Extract each line of the material that follows exactly and omit its pictures.

########################################

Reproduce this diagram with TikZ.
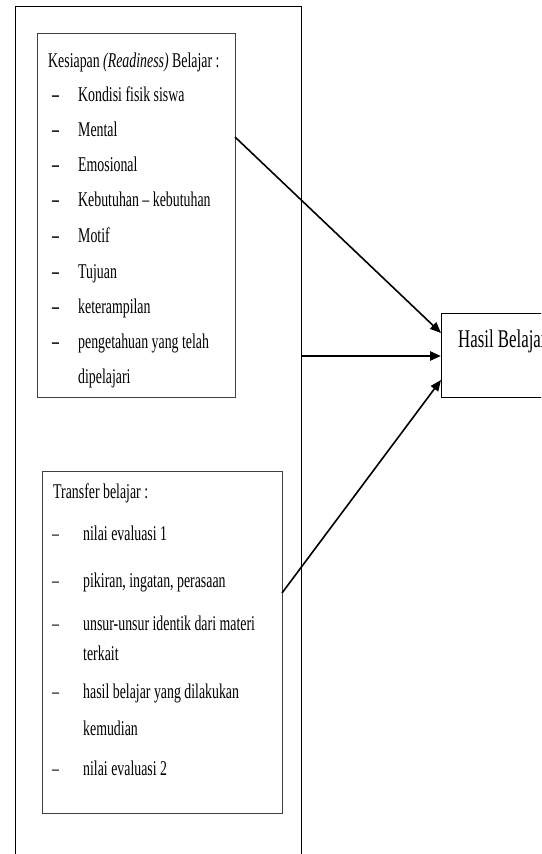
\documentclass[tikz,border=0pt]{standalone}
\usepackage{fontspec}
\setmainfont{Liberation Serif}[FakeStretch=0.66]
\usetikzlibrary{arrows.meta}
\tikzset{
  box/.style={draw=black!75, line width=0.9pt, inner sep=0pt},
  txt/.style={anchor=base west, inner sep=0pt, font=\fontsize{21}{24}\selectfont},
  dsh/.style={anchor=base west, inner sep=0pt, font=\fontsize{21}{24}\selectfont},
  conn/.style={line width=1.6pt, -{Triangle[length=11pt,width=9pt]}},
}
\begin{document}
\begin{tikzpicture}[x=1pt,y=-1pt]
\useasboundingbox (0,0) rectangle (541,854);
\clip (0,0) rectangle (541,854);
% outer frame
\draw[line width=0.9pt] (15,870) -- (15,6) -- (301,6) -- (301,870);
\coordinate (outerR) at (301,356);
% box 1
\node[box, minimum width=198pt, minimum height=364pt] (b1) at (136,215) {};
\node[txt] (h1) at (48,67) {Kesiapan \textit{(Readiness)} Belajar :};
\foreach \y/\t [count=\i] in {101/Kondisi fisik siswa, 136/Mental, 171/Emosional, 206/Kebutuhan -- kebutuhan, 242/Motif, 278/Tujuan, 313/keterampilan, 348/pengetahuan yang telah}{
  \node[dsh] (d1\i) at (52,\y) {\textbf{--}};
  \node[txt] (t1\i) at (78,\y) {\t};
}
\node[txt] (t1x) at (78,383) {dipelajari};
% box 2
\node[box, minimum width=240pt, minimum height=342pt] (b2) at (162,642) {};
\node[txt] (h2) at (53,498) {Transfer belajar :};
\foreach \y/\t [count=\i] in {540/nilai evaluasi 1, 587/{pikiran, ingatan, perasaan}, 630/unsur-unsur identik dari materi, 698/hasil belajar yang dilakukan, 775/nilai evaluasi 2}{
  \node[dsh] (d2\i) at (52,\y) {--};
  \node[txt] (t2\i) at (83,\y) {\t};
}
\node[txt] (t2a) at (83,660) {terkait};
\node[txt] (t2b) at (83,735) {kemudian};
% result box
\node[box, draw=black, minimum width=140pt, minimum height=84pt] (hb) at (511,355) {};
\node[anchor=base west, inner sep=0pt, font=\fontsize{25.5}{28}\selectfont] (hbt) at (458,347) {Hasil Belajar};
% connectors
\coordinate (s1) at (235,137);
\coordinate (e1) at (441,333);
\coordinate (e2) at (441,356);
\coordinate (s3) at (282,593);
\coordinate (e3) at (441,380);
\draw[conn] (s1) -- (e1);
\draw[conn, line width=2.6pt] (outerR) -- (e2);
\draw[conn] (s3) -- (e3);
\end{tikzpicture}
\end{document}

########################################

Exercise result
Reproduce this diagram with TikZ.
\documentclass[tikz,border=0pt]{standalone}
\usepackage{fontspec}
\setmainfont{Liberation Serif}[FakeStretch=0.66]
\usetikzlibrary{arrows.meta}
\tikzset{
  box/.style={draw=black!75, line width=0.9pt, inner sep=0pt},
  txt/.style={anchor=base west, inner sep=0pt, font=\fontsize{21}{24}\selectfont},
  dsh/.style={anchor=base west, inner sep=0pt, font=\fontsize{21}{24}\selectfont},
  conn/.style={line width=1.6pt, -{Triangle[length=11pt,width=9pt]}},
}
\begin{document}
\begin{tikzpicture}[x=1pt,y=-1pt]
\useasboundingbox (0,0) rectangle (541,854);
\clip (0,0) rectangle (541,854);
% outer frame
\draw[line width=0.9pt] (15,870) -- (15,6) -- (301,6) -- (301,870);
\coordinate (outerR) at (301,356);
% box 1
\node[box, minimum width=198pt, minimum height=364pt] (b1) at (136,215) {};
\node[txt] (h1) at (48,67) {Kesiapan \textit{(Readiness)} Belajar :};
\foreach \y/\t [count=\i] in {101/Kondisi fisik siswa, 136/Mental, 171/Emosional, 206/Kebutuhan -- kebutuhan, 242/Motif, 278/Tujuan, 313/keterampilan, 348/pengetahuan yang telah}{
  \node[dsh] (d1\i) at (52,\y) {\textbf{--}};
  \node[txt] (t1\i) at (78,\y) {\t};
}
\node[txt] (t1x) at (78,383) {dipelajari};
% box 2
\node[box, minimum width=240pt, minimum height=342pt] (b2) at (162,642) {};
\node[txt] (h2) at (53,498) {Transfer belajar :};
\foreach \y/\t [count=\i] in {540/nilai evaluasi 1, 587/{pikiran, ingatan, perasaan}, 630/unsur-unsur identik dari materi, 698/hasil belajar yang dilakukan, 775/nilai evaluasi 2}{
  \node[dsh] (d2\i) at (52,\y) {--};
  \node[txt] (t2\i) at (83,\y) {\t};
}
\node[txt] (t2a) at (83,660) {terkait};
\node[txt] (t2b) at (83,735) {kemudian};
% result box
\node[box, draw=black, minimum width=140pt, minimum height=84pt] (hb) at (511,355) {};
\node[anchor=base west, inner sep=0pt, font=\fontsize{25.5}{28}\selectfont] (hbt) at (458,347) {Hasil Belajar};
% connectors
\coordinate (s1) at (235,137);
\coordinate (e1) at (441,333);
\coordinate (e2) at (441,356);
\coordinate (s3) at (282,593);
\coordinate (e3) at (441,380);
\draw[conn] (s1) -- (e1);
\draw[conn, line width=2.6pt] (outerR) -- (e2);
\draw[conn] (s3) -- (e3);
\end{tikzpicture}
\end{document}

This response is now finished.